Sum Reduction: Vector Dot Product

This section contains an exercise file RAJA/exercises/dot-product.cpp for you to work through if you wish to get some practice with RAJA. The file RAJA/exercises/dot-product_solution.cpp contains complete working code for the examples discussed in this section. You can use the solution file to check your work and for guidance if you get stuck. To build the exercises execute make dot-product and make dot-product_solution from the build directory.

Key RAJA features shown in this example are:

  • RAJA::forall loop execution template and execution policies

  • RAJA::TypedRangeSegment iteration space construct

  • RAJA::ReduceSum sum reduction template and reduction policies

In the example, we compute a vector dot product, ‘dot = (a,b)’, where ‘a’ and ‘b’ are two vectors of length N and ‘dot’ is a scalar. Typical C-style code to compute the dot product and print its value afterward is:

  double dot = 0.0;

  for (int i = 0; i < N; ++i) {
    dot += a[i] * b[i];
  }

  std::cout << "\t (a, b) = " << dot << std::endl;

Although this kernel is serial, it is representative of a reduction operation which is a common algorithm pattern that produces a single result from a set of values. Reductions present a variety of issues that must be addressed to operate properly in parallel.

RAJA Variants

Different programming models support parallel reduction operations differently. Some models, such as CUDA, do not provide direct support for reductions and so such operations must be explicitly coded by users. It can be challenging to generate a correct and high performance implementation. RAJA provides portable reduction types that make it easy to perform reduction operations in kernels. The RAJA variants of the dot product computation show how to use the RAJA::ReduceSum sum reduction template type. RAJA provides other reduction types and allows multiple reduction operations to be performed in a single kernel alongside other computations. Please see Reduction Operations for more information.

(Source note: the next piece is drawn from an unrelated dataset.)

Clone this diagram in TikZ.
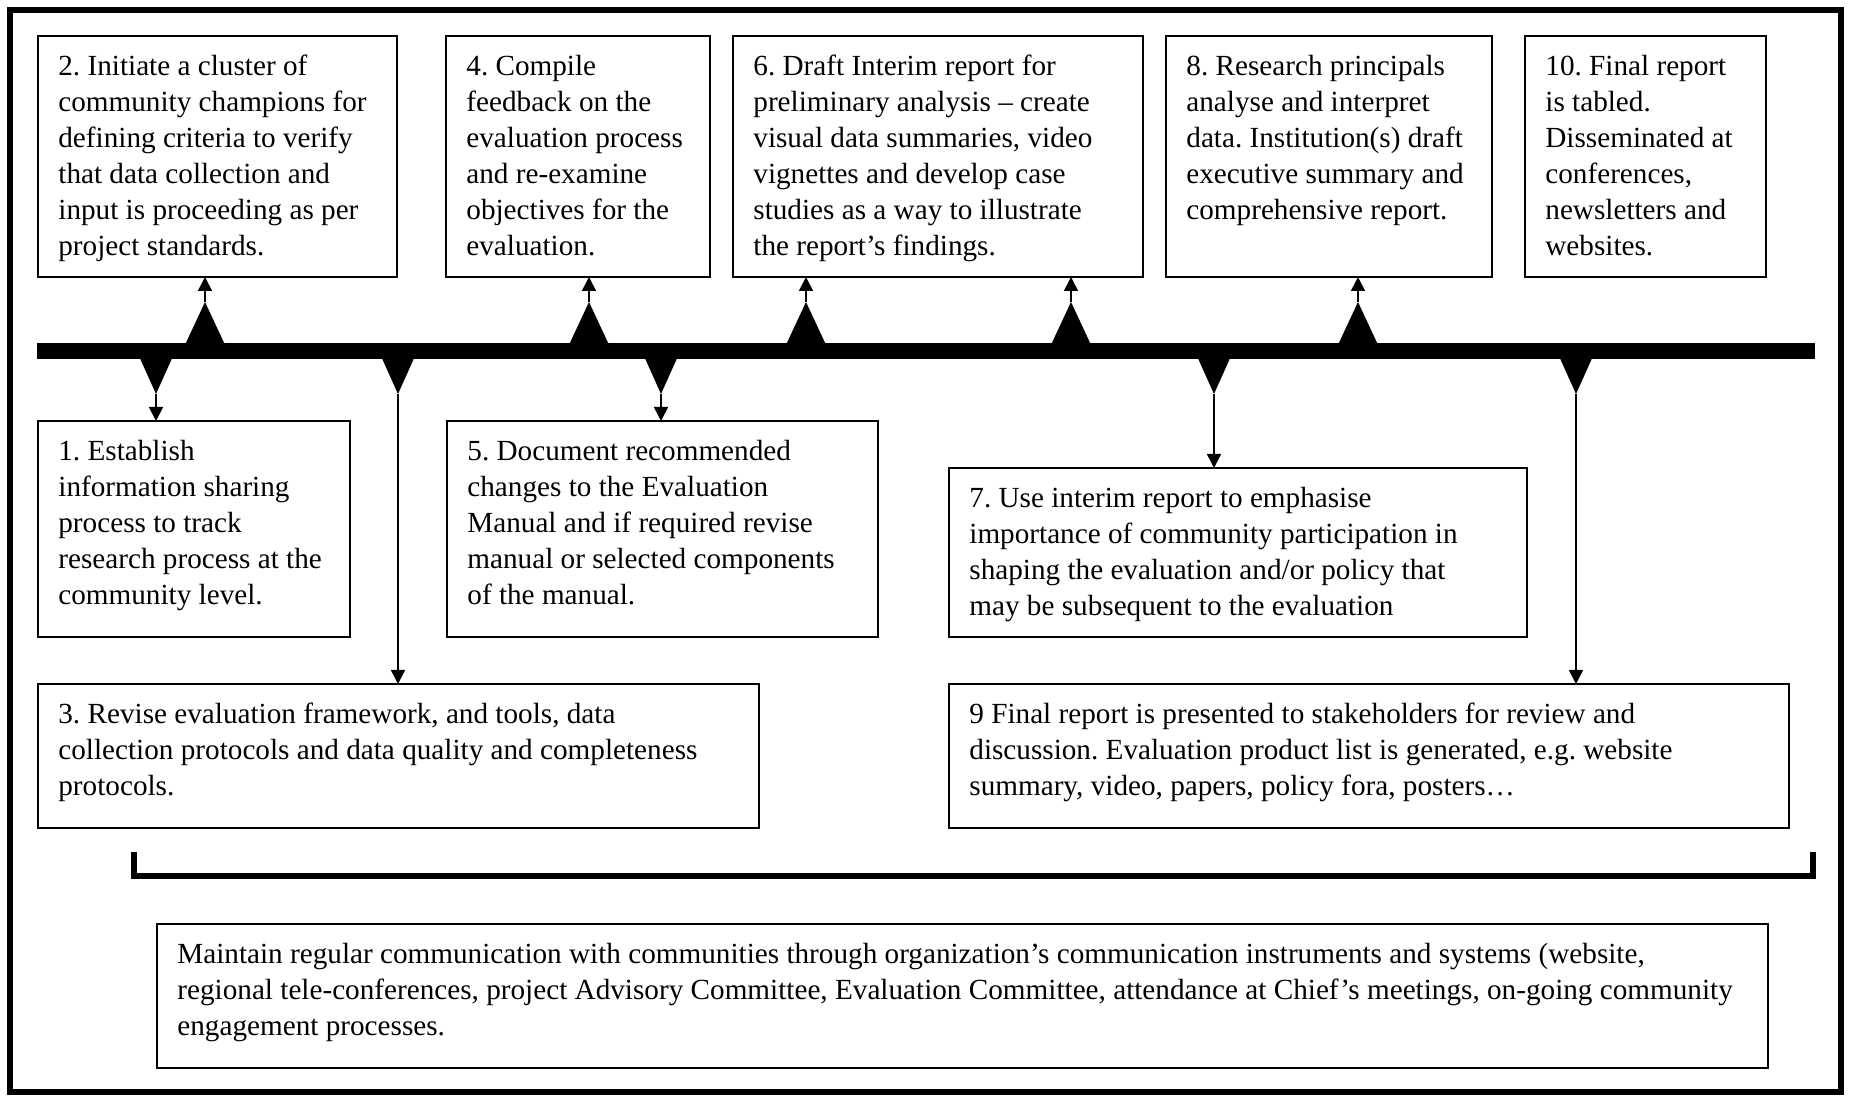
\documentclass[tikz,border=0pt]{standalone}
\usepackage{fontspec}
\setmainfont{Liberation Serif}
\usetikzlibrary{arrows.meta}
\frenchspacing

% A framed panel: #1 name, #2 left, #3 top, #4 right, #5 bottom (pixel units), #6 text
% The strut fixes the first baseline 39 units below the top edge.
\newcommand{\panel}[6]{%
  \node[panelbox, minimum width={(#4-#2)*0.5pt}, minimum height={(#5-#3)*0.5pt}] (#1) at (#2,#3) {};
  \node[paneltext] (#1-text) at ({#2+20},{#3+11}) {\rule{0pt}{14pt}#6};
}

\begin{document}
\begin{tikzpicture}[x=0.5pt, y=-0.5pt,
  panelbox/.style={draw=black, line width=1pt, rectangle, inner sep=0pt, outer sep=0pt, anchor=north west},
  paneltext/.style={inner sep=0pt, anchor=north west, align=left,
    font=\fontsize{14.6}{18.05}\selectfont},
  link/.style={line width=0.85pt, -{Triangle[length=7pt, width=7pt]}},
  marker/.style={fill=black, draw=none},
]
\useasboundingbox (0,0) rectangle (1849,1096);

% outer frame
\draw[line width=2.6pt] (10,10) rectangle (1841,1092);

% upper row of steps
\panel{b2}{38}{36}{397}{277}{2. Initiate a cluster of\\community champions for\\defining criteria to verify\\that data collection and\\input is proceeding as per\\project standards.}
\panel{b4}{446}{36}{710}{277}{4. Compile\\feedback on the\\evaluation process\\and re-examine\\objectives for the\\evaluation.}
\panel{b6}{733}{36}{1143}{277}{6. Draft Interim report for\\preliminary analysis – create\\visual data summaries, video\\vignettes and develop case\\studies as a way to illustrate\\the report’s findings.}
\panel{b8}{1166}{36}{1492}{277}{8. Research principals\\analyse and interpret\\data. Institution(s) draft\\executive summary and\\comprehensive report.}
\panel{b10}{1525}{36}{1766}{277}{10. Final report\\is tabled.\\Disseminated at\\conferences,\\newsletters and\\websites.}

% lower rows of steps
\panel{b1}{38}{421}{350}{637}{1. Establish\\information sharing\\process to track\\research process at the\\community level.}
\panel{b5}{447}{421}{878}{637}{5. Document recommended\\changes to the Evaluation\\Manual and if required revise\\manual or selected components\\of the manual.}
\panel{b7}{949}{468}{1527}{637}{7. Use interim report to emphasise\\importance of community participation in\\shaping the evaluation and/or policy that\\may be subsequent to the evaluation}
\panel{b3}{38}{684}{759}{828}{3. Revise evaluation framework, and tools, data\\collection protocols and data quality and completeness\\protocols.}
\panel{b9}{949}{684}{1789}{828}{9 Final report is presented to stakeholders for review and\\discussion. Evaluation product list is generated, e.g. website\\summary, video, papers, policy fora, posters…}

% ongoing communication
\panel{comm}{157}{924}{1768}{1068}{Maintain regular communication with communities through organization’s communication instruments and systems (website,\\regional tele-conferences, project Advisory Committee, Evaluation Committee, attendance at Chief’s meetings, on-going community\\engagement processes.}

% time line
\node[fill=black, inner sep=0pt, outer sep=0pt, minimum width={(1815-37)*0.5pt}, minimum height=7.6pt, anchor=west] (bar) at (37,351) {};

% upward markers (apex coordinates)
\foreach \n/\x in {u2/205, u4/589, u6a/806, u6b/1071, u8/1358} {
  \fill[marker] (\x-21,347) -- (\x,302) -- (\x+21,347) -- cycle;
  \coordinate (\n) at (\x,302);
}
% downward markers (apex coordinates)
\foreach \n/\x in {d1/156, d3/398, d5/661, d7/1214, d9/1576} {
  \fill[marker] (\x-17.5,355) -- (\x,394) -- (\x+17.5,355) -- cycle;
  \coordinate (\n) at (\x,394);
}

% connectors
\draw[link] (u2) -- (u2 |- b2.south);
\draw[link] (u4) -- (u4 |- b4.south);
\draw[link] (u6a) -- (u6a |- b6.south);
\draw[link] (u6b) -- (u6b |- b6.south);
\draw[link] (u8) -- (u8 |- b8.south);
\draw[link] (d1) -- (d1 |- b1.north);
\draw[link] (d3) -- (d3 |- b3.north);
\draw[link] (d5) -- (d5 |- b5.north);
\draw[link] (d7) -- (d7 |- b7.north);
\draw[link] (d9) -- (d9 |- b9.north);

% bracket spanning the steps
\draw[line width=2.7pt, miter limit=4] (134,852) -- (134,876) -- (1813,876) -- (1813,852);
\end{tikzpicture}
\end{document}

Each RAJA reduction type takes a reduce policy template argument, which must be compatible with the execution policy applied to the kernel in which the reduction is used. Here is the RAJA sequential variant of the dot product computation:

  RAJA::ReduceSum<RAJA::seq_reduce, double> seqdot(0.0);

  RAJA::forall<RAJA::seq_exec>(RAJA::TypedRangeSegment<int>(0, N), [=] (int i) { 
    seqdot += a[i] * b[i]; 
  });

  dot = seqdot.get();

The sum reduction object is defined by specifying the reduction policy RAJA::seq_reduce matching the kernel execution policy RAJA::seq_exec, and a reduction value type (i.e., ‘double’). An initial value of zero for the sum is passed to the reduction object constructor. After the kernel executes, we use the ‘get’ method to retrieve the reduced value.

The OpenMP multithreaded variant of the kernel is implemented similarly:

  RAJA::ReduceSum<RAJA::omp_reduce, double> ompdot(0.0);

  RAJA::forall<RAJA::omp_parallel_for_exec>(RAJA::RangeSegment(0, N), [=] (int i) { 
    ompdot += a[i] * b[i]; 
  });    

  dot = ompdot.get();

Here, we use the RAJA::omp_reduce reduce policy to match the OpenMP kernel execution policy.

The RAJA CUDA variant is achieved by using appropriate kernel execution and reduction policies:

  RAJA::ReduceSum<RAJA::cuda_reduce, double> cudot(0.0);

  RAJA::forall<RAJA::cuda_exec<CUDA_BLOCK_SIZE>>(RAJA::RangeSegment(0, N), 
    [=] RAJA_DEVICE (int i) { 
    cudot += a[i] * b[i]; 
  });    

  dot = cudot.get();

Here, the CUDA reduce policy RAJA::cuda_reduce matches the CUDA kernel execution policy. Note that the CUDA thread block size is not specified in the reduce policy as it will use the same value as the loop execution policy.

Similarly, for the RAJA HIP variant:

  RAJA::ReduceSum<RAJA::hip_reduce, double> hpdot(0.0);

  RAJA::forall<RAJA::hip_exec<HIP_BLOCK_SIZE>>(RAJA::RangeSegment(0, N),
    [=] RAJA_DEVICE (int i) {
    hpdot += d_a[i] * d_b[i];
  });

  dot = hpdot.get();

It is worth repeating how similar the code looks for each of these variants. The loop body is identical for each and only the loop execution policy and reduce policy types change.

Note

Currently available reduction capabilities in RAJA require a reduction policy type that is compatible with the execution policy for the kernel in which the reduction is used. We are developing a new reduction interface for RAJA that will provide an alternative for which the reduction policy is not required.